Thanks, Orient, for the (always) great pictures and explanations of everything. I think I could do this, even!
Question - do you like the black-painted head unit better than the as-supplied silver? It seems to me the silver one would look just fine as well. Were you after more of a black-out look when not in reverse? I imagine it DOES look better in black - just wondering if you think it was worth the extra effort.
STOP terrorism - Drive a HYBRID
350 miles a week ------------ 2006 HCH II, Magnetic Pearl, w/NAVI (born on May 25, 2006)
350 miles a month ---------- 2003 Mazda Tribute ES-V6
350 miles a year (for now) - 1986 Mercedes 560SL
OE... friggin sweet! That really looks sharp and very OEM/Factory Installed. I'm sure they will come in very handy with all that parking in the Bay Area. It's a good thing they are not on all the time with the way that people like to ride your bumper on the freeway and have to be 3" from your bumper at a stop light!
I just happened to "bump" the garbage can today when I got home . No scratches thankfully (I was going slow), but this RCAD would have come in handy!
So, with all the mods you've done to your HCHII, plus having the stickers, you should not have to worry about losing resale value at all. You're definetely braver than me tearing the car apart, but once I see someone do something to enhance the car, I'm all over it! Are there any HCH groups in the Bay Area? I'd drive down from Sac to talk Hybrid and mods with the group.
Anyway, again... great job on the install and documentation.
Hybrids: 2007 White Honda Civic Hybrid, 2013 Fit EV
Re: My latest HCHII Mod - RCAD
Great job OE!! I'm always excited to see your mods... Now I'm late gotta go!
To add on to what I was saying earlier, you never cease to impress me with your cool mods and detailed DIYs. It's nice that you take the time to document what you do and share it with others. It really helps.
I have one question for you though: How exactly do you tap into the fuse line? I have been thinking of several ways to do this, but I am not sure which is the correct way.
Last edited by giantquesadilla; 11-13-2007 at 01:34 PM.

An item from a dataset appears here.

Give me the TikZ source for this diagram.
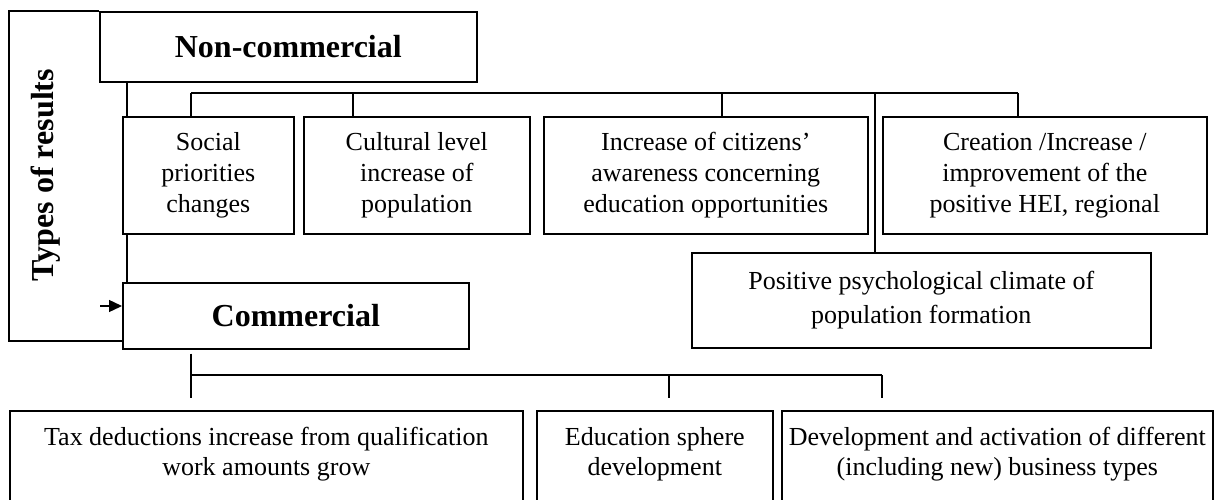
\documentclass[tikz,border=0pt]{standalone}
\usepackage{fontspec}
\setmainfont{Liberation Serif}
\usetikzlibrary{arrows.meta,backgrounds}
\begin{document}
\begin{tikzpicture}[x=1pt,y=-1pt,
  box/.style={draw, line width=1.6pt, fill=white, inner sep=0pt, align=center,
    anchor=north west, font=\fontsize{26}{31}\selectfont},
  head/.style={box, font=\fontsize{32}{38}\selectfont\bfseries},
  lbl/.style={inner sep=0pt, align=center, anchor=north, font=\fontsize{26}{30}\selectfont},
  wire/.style={line width=1.4pt}]
\useasboundingbox (0,0) rectangle (1215,500);
\clip (0,0) rectangle (1215,500);

% result groups
\node[head, minimum width=377pt, minimum height=70pt] (nc) at (99,11) {Non-commercial};
\node[head, minimum width=346pt, minimum height=66pt] (comm) at (122,282) {Commercial};

% non-commercial results
\node[box, minimum width=171pt, minimum height=117pt] (social) at (122,116) {Social\\priorities\\changes};
\node[box, minimum width=226pt, minimum height=117pt] (cult) at (303,116) {Cultural level\\increase of\\population};
\node[box, minimum width=324pt, minimum height=117pt] (aware) at (543,116) {Increase of citizens’\\awareness concerning\\education opportunities};
\node[box, minimum width=324pt, minimum height=117pt] (creat) at (882,116) {Creation /Increase /\\improvement of the\\positive HEI, regional};
\node[box, minimum width=459pt, minimum height=95pt, font=\fontsize{26}{34}\selectfont] (posit) at (691,252) {Positive psychological climate of\\population formation};

% commercial results (boxes run past the lower edge)
\node[box, minimum width=513pt, minimum height=110pt] (tax) at (9,410) {};
\node[box, minimum width=236pt, minimum height=110pt] (edu) at (536,410) {};
\node[box, minimum width=431pt, minimum height=110pt] (dev) at (781,410) {};
\node[lbl] (taxT) at ([yshift=-17pt]tax.north) {Tax deductions increase from qualification\\work amounts grow};
\node[lbl] (eduT) at ([yshift=-17pt]edu.north) {Education sphere\\development};
\node[lbl] (devT) at ([yshift=-17pt]dev.north) {Development and activation of different\\(including new) business types};

% side label
\node[inner sep=0pt, rotate=90, font=\fontsize{32}{38}\selectfont\bfseries] (types) at (46,175) {Types of results};

% branch points
\coordinate (spine) at (127,0);
\coordinate (frame) at (9,341);
\coordinate (arr) at (100,306);
\coordinate (busL) at (191,93);
\coordinate (k1) at (353,93);
\coordinate (k2) at (722,93);
\coordinate (k3) at (875,93);
\coordinate (busR) at (1018,93);
\coordinate (cb) at (191,375);
\coordinate (c2) at (669,375);
\coordinate (c3) at (882,375);

\begin{scope}[on background layer]
  % frame around the groups
  \draw[wire] (frame -| comm.west) -- (frame) -- (frame |- nc.north) -- (nc.north west);
  % link between the two groups
  \draw[wire] (spine |- nc.south) -- (spine |- comm.north);
  % non-commercial bus
  \draw[wire] (busL) -- (busR);
  \draw[wire] (busL) -- (busL |- social.north);
  \draw[wire] (k1) -- (k1 |- cult.north);
  \draw[wire] (k2) -- (k2 |- aware.north);
  \draw[wire] (busR) -- (busR |- creat.north);
  \draw[wire] (k3) -- (k3 |- posit.north);
  % commercial bus
  \draw[wire] ([yshift=-4pt]comm.south -| cb) -- (cb) -- (c3);
  \draw[wire] (cb) -- ([yshift=12pt]tax.north -| cb);
  \draw[wire] (c2) -- ([yshift=12pt]edu.north -| c2);
  \draw[wire] (c3) -- ([yshift=12pt]dev.north -| c3);
\end{scope}

\draw[wire, -{Triangle[length=13pt, width=12pt]}] (arr) -- (arr -| comm.west);
\end{tikzpicture}
\end{document}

This is indeed a worthwhile mod and despite the understandable frustrations with the bumper, it is a good looking job you did there.
I must admit that I have been tempted to do a similar thing for most of the last year, but my main concern has never been the rear of the vehicle. Instead, my concern is the front bumper and where it actually begins. Ultrasonic sensors mounted on the from bumper would not work well for folks in my climate.
In European and on many high-end Japanese cars there are distance sensors on the front of the car that are active all of the time. I wonder how those systems compensate for ice and snow buildup on the front bumper.
I almost got a kit with 2 front and 4 rear sensors.
I guess a microwave solution would be typical for distance measurement but they are as expensive as they are hard to source. For now, they remain as probable options for higher end lux models and hardly the realm of the DIY market.